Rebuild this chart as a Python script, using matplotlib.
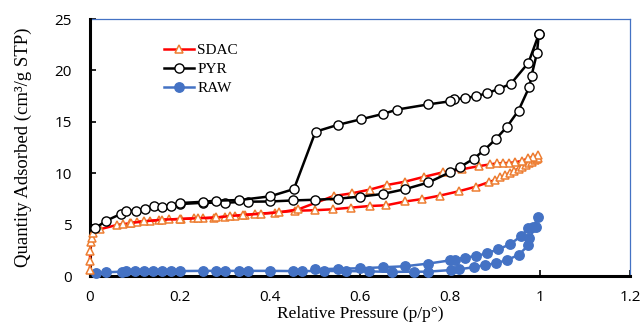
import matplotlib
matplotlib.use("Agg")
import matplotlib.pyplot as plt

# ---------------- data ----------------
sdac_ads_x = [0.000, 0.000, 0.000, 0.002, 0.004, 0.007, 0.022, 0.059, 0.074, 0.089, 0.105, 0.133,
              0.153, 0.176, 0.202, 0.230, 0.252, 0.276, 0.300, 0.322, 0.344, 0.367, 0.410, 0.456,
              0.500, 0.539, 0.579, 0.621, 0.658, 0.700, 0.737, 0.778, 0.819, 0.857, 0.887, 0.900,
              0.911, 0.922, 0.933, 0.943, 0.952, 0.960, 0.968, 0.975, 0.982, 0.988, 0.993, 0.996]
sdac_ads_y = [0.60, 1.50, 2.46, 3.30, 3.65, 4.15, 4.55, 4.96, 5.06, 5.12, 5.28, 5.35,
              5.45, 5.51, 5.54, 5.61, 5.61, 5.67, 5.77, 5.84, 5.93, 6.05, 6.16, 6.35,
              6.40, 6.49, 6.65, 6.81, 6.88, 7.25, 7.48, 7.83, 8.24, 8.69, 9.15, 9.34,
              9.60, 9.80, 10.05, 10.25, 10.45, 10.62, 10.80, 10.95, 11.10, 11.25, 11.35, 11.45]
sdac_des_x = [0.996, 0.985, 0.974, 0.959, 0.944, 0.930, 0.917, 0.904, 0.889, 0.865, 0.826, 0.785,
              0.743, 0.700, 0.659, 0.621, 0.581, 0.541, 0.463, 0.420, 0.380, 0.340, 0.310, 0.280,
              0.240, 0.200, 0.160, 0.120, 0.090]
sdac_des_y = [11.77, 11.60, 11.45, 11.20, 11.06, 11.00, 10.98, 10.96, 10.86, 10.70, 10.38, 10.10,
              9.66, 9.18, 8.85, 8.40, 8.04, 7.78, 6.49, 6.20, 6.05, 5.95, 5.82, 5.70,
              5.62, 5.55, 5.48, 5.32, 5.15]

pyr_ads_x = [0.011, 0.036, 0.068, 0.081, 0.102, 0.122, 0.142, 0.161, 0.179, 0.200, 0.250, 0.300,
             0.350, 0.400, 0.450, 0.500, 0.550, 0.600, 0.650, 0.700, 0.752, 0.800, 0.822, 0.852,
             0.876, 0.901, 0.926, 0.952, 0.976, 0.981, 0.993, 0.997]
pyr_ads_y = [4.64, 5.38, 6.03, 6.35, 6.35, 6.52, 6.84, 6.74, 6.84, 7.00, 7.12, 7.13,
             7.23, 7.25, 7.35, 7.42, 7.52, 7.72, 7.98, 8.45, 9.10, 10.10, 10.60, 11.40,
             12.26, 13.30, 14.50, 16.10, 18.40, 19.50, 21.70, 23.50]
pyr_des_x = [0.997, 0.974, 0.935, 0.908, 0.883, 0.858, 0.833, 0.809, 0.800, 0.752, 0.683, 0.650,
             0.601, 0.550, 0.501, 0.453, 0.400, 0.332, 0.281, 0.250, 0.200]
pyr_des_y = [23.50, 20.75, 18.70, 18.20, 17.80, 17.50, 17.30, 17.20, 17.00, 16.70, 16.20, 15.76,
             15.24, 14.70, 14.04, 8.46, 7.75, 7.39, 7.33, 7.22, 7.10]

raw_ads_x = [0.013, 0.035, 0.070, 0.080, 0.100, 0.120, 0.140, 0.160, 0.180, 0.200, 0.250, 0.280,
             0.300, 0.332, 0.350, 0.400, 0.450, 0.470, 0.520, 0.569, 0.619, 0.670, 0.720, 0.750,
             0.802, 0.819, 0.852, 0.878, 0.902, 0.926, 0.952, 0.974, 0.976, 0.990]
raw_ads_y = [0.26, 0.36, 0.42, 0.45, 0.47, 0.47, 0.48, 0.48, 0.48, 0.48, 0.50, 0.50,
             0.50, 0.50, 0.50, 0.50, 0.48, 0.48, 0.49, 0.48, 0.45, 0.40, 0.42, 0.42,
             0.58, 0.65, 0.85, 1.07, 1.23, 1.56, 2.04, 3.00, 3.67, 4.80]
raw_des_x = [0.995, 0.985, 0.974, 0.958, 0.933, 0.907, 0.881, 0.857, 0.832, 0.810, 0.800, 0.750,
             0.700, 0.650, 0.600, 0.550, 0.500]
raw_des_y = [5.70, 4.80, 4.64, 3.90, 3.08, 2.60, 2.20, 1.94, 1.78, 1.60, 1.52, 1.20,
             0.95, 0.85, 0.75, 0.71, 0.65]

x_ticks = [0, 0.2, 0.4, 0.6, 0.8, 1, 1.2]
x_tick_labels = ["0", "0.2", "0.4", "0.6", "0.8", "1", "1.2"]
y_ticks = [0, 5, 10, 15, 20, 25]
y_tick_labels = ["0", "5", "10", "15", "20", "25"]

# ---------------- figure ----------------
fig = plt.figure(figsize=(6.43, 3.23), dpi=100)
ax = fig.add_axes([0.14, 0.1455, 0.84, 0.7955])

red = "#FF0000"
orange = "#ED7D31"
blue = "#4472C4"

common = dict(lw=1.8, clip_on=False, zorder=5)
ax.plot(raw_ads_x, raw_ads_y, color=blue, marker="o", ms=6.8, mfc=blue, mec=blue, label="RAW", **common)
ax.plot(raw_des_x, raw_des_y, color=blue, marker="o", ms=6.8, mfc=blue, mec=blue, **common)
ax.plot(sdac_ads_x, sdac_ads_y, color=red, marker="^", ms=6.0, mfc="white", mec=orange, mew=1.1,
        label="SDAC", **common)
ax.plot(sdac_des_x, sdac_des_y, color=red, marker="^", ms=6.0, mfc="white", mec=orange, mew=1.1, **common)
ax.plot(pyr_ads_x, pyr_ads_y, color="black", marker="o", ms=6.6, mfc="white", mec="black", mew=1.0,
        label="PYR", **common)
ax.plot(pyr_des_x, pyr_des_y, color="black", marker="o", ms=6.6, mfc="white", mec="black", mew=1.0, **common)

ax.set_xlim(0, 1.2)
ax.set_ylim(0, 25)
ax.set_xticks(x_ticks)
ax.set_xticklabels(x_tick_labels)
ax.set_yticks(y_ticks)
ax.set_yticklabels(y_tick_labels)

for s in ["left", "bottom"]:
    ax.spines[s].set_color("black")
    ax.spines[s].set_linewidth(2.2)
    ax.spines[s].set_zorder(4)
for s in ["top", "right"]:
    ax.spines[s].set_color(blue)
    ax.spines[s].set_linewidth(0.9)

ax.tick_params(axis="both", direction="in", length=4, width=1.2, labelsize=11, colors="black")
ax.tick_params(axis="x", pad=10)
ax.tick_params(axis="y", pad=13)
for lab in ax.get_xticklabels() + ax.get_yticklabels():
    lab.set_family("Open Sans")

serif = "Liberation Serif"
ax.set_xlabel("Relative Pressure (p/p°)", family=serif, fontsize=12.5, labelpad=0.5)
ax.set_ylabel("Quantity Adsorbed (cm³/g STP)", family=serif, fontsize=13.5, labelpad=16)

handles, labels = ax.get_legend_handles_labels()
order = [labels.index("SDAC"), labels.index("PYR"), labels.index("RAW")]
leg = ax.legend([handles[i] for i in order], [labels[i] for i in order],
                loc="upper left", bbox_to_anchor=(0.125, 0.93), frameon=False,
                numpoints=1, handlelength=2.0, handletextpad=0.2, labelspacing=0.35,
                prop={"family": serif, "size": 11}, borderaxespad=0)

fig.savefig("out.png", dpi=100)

# # # # # # #

### Written exercise
Exclude the images and reproduce the remaining data exactly.

### Final result
Rebuild this chart as a Python script, using matplotlib.
import matplotlib
matplotlib.use("Agg")
import matplotlib.pyplot as plt

# ---------------- data ----------------
sdac_ads_x = [0.000, 0.000, 0.000, 0.002, 0.004, 0.007, 0.022, 0.059, 0.074, 0.089, 0.105, 0.133,
              0.153, 0.176, 0.202, 0.230, 0.252, 0.276, 0.300, 0.322, 0.344, 0.367, 0.410, 0.456,
              0.500, 0.539, 0.579, 0.621, 0.658, 0.700, 0.737, 0.778, 0.819, 0.857, 0.887, 0.900,
              0.911, 0.922, 0.933, 0.943, 0.952, 0.960, 0.968, 0.975, 0.982, 0.988, 0.993, 0.996]
sdac_ads_y = [0.60, 1.50, 2.46, 3.30, 3.65, 4.15, 4.55, 4.96, 5.06, 5.12, 5.28, 5.35,
              5.45, 5.51, 5.54, 5.61, 5.61, 5.67, 5.77, 5.84, 5.93, 6.05, 6.16, 6.35,
              6.40, 6.49, 6.65, 6.81, 6.88, 7.25, 7.48, 7.83, 8.24, 8.69, 9.15, 9.34,
              9.60, 9.80, 10.05, 10.25, 10.45, 10.62, 10.80, 10.95, 11.10, 11.25, 11.35, 11.45]
sdac_des_x = [0.996, 0.985, 0.974, 0.959, 0.944, 0.930, 0.917, 0.904, 0.889, 0.865, 0.826, 0.785,
              0.743, 0.700, 0.659, 0.621, 0.581, 0.541, 0.463, 0.420, 0.380, 0.340, 0.310, 0.280,
              0.240, 0.200, 0.160, 0.120, 0.090]
sdac_des_y = [11.77, 11.60, 11.45, 11.20, 11.06, 11.00, 10.98, 10.96, 10.86, 10.70, 10.38, 10.10,
              9.66, 9.18, 8.85, 8.40, 8.04, 7.78, 6.49, 6.20, 6.05, 5.95, 5.82, 5.70,
              5.62, 5.55, 5.48, 5.32, 5.15]

pyr_ads_x = [0.011, 0.036, 0.068, 0.081, 0.102, 0.122, 0.142, 0.161, 0.179, 0.200, 0.250, 0.300,
             0.350, 0.400, 0.450, 0.500, 0.550, 0.600, 0.650, 0.700, 0.752, 0.800, 0.822, 0.852,
             0.876, 0.901, 0.926, 0.952, 0.976, 0.981, 0.993, 0.997]
pyr_ads_y = [4.64, 5.38, 6.03, 6.35, 6.35, 6.52, 6.84, 6.74, 6.84, 7.00, 7.12, 7.13,
             7.23, 7.25, 7.35, 7.42, 7.52, 7.72, 7.98, 8.45, 9.10, 10.10, 10.60, 11.40,
             12.26, 13.30, 14.50, 16.10, 18.40, 19.50, 21.70, 23.50]
pyr_des_x = [0.997, 0.974, 0.935, 0.908, 0.883, 0.858, 0.833, 0.809, 0.800, 0.752, 0.683, 0.650,
             0.601, 0.550, 0.501, 0.453, 0.400, 0.332, 0.281, 0.250, 0.200]
pyr_des_y = [23.50, 20.75, 18.70, 18.20, 17.80, 17.50, 17.30, 17.20, 17.00, 16.70, 16.20, 15.76,
             15.24, 14.70, 14.04, 8.46, 7.75, 7.39, 7.33, 7.22, 7.10]

raw_ads_x = [0.013, 0.035, 0.070, 0.080, 0.100, 0.120, 0.140, 0.160, 0.180, 0.200, 0.250, 0.280,
             0.300, 0.332, 0.350, 0.400, 0.450, 0.470, 0.520, 0.569, 0.619, 0.670, 0.720, 0.750,
             0.802, 0.819, 0.852, 0.878, 0.902, 0.926, 0.952, 0.974, 0.976, 0.990]
raw_ads_y = [0.26, 0.36, 0.42, 0.45, 0.47, 0.47, 0.48, 0.48, 0.48, 0.48, 0.50, 0.50,
             0.50, 0.50, 0.50, 0.50, 0.48, 0.48, 0.49, 0.48, 0.45, 0.40, 0.42, 0.42,
             0.58, 0.65, 0.85, 1.07, 1.23, 1.56, 2.04, 3.00, 3.67, 4.80]
raw_des_x = [0.995, 0.985, 0.974, 0.958, 0.933, 0.907, 0.881, 0.857, 0.832, 0.810, 0.800, 0.750,
             0.700, 0.650, 0.600, 0.550, 0.500]
raw_des_y = [5.70, 4.80, 4.64, 3.90, 3.08, 2.60, 2.20, 1.94, 1.78, 1.60, 1.52, 1.20,
             0.95, 0.85, 0.75, 0.71, 0.65]

x_ticks = [0, 0.2, 0.4, 0.6, 0.8, 1, 1.2]
x_tick_labels = ["0", "0.2", "0.4", "0.6", "0.8", "1", "1.2"]
y_ticks = [0, 5, 10, 15, 20, 25]
y_tick_labels = ["0", "5", "10", "15", "20", "25"]

# ---------------- figure ----------------
fig = plt.figure(figsize=(6.43, 3.23), dpi=100)
ax = fig.add_axes([0.14, 0.1455, 0.84, 0.7955])

red = "#FF0000"
orange = "#ED7D31"
blue = "#4472C4"

common = dict(lw=1.8, clip_on=False, zorder=5)
ax.plot(raw_ads_x, raw_ads_y, color=blue, marker="o", ms=6.8, mfc=blue, mec=blue, label="RAW", **common)
ax.plot(raw_des_x, raw_des_y, color=blue, marker="o", ms=6.8, mfc=blue, mec=blue, **common)
ax.plot(sdac_ads_x, sdac_ads_y, color=red, marker="^", ms=6.0, mfc="white", mec=orange, mew=1.1,
        label="SDAC", **common)
ax.plot(sdac_des_x, sdac_des_y, color=red, marker="^", ms=6.0, mfc="white", mec=orange, mew=1.1, **common)
ax.plot(pyr_ads_x, pyr_ads_y, color="black", marker="o", ms=6.6, mfc="white", mec="black", mew=1.0,
        label="PYR", **common)
ax.plot(pyr_des_x, pyr_des_y, color="black", marker="o", ms=6.6, mfc="white", mec="black", mew=1.0, **common)

ax.set_xlim(0, 1.2)
ax.set_ylim(0, 25)
ax.set_xticks(x_ticks)
ax.set_xticklabels(x_tick_labels)
ax.set_yticks(y_ticks)
ax.set_yticklabels(y_tick_labels)

for s in ["left", "bottom"]:
    ax.spines[s].set_color("black")
    ax.spines[s].set_linewidth(2.2)
    ax.spines[s].set_zorder(4)
for s in ["top", "right"]:
    ax.spines[s].set_color(blue)
    ax.spines[s].set_linewidth(0.9)

ax.tick_params(axis="both", direction="in", length=4, width=1.2, labelsize=11, colors="black")
ax.tick_params(axis="x", pad=10)
ax.tick_params(axis="y", pad=13)
for lab in ax.get_xticklabels() + ax.get_yticklabels():
    lab.set_family("Open Sans")

serif = "Liberation Serif"
ax.set_xlabel("Relative Pressure (p/p°)", family=serif, fontsize=12.5, labelpad=0.5)
ax.set_ylabel("Quantity Adsorbed (cm³/g STP)", family=serif, fontsize=13.5, labelpad=16)

handles, labels = ax.get_legend_handles_labels()
order = [labels.index("SDAC"), labels.index("PYR"), labels.index("RAW")]
leg = ax.legend([handles[i] for i in order], [labels[i] for i in order],
                loc="upper left", bbox_to_anchor=(0.125, 0.93), frameon=False,
                numpoints=1, handlelength=2.0, handletextpad=0.2, labelspacing=0.35,
                prop={"family": serif, "size": 11}, borderaxespad=0)

fig.savefig("out.png", dpi=100)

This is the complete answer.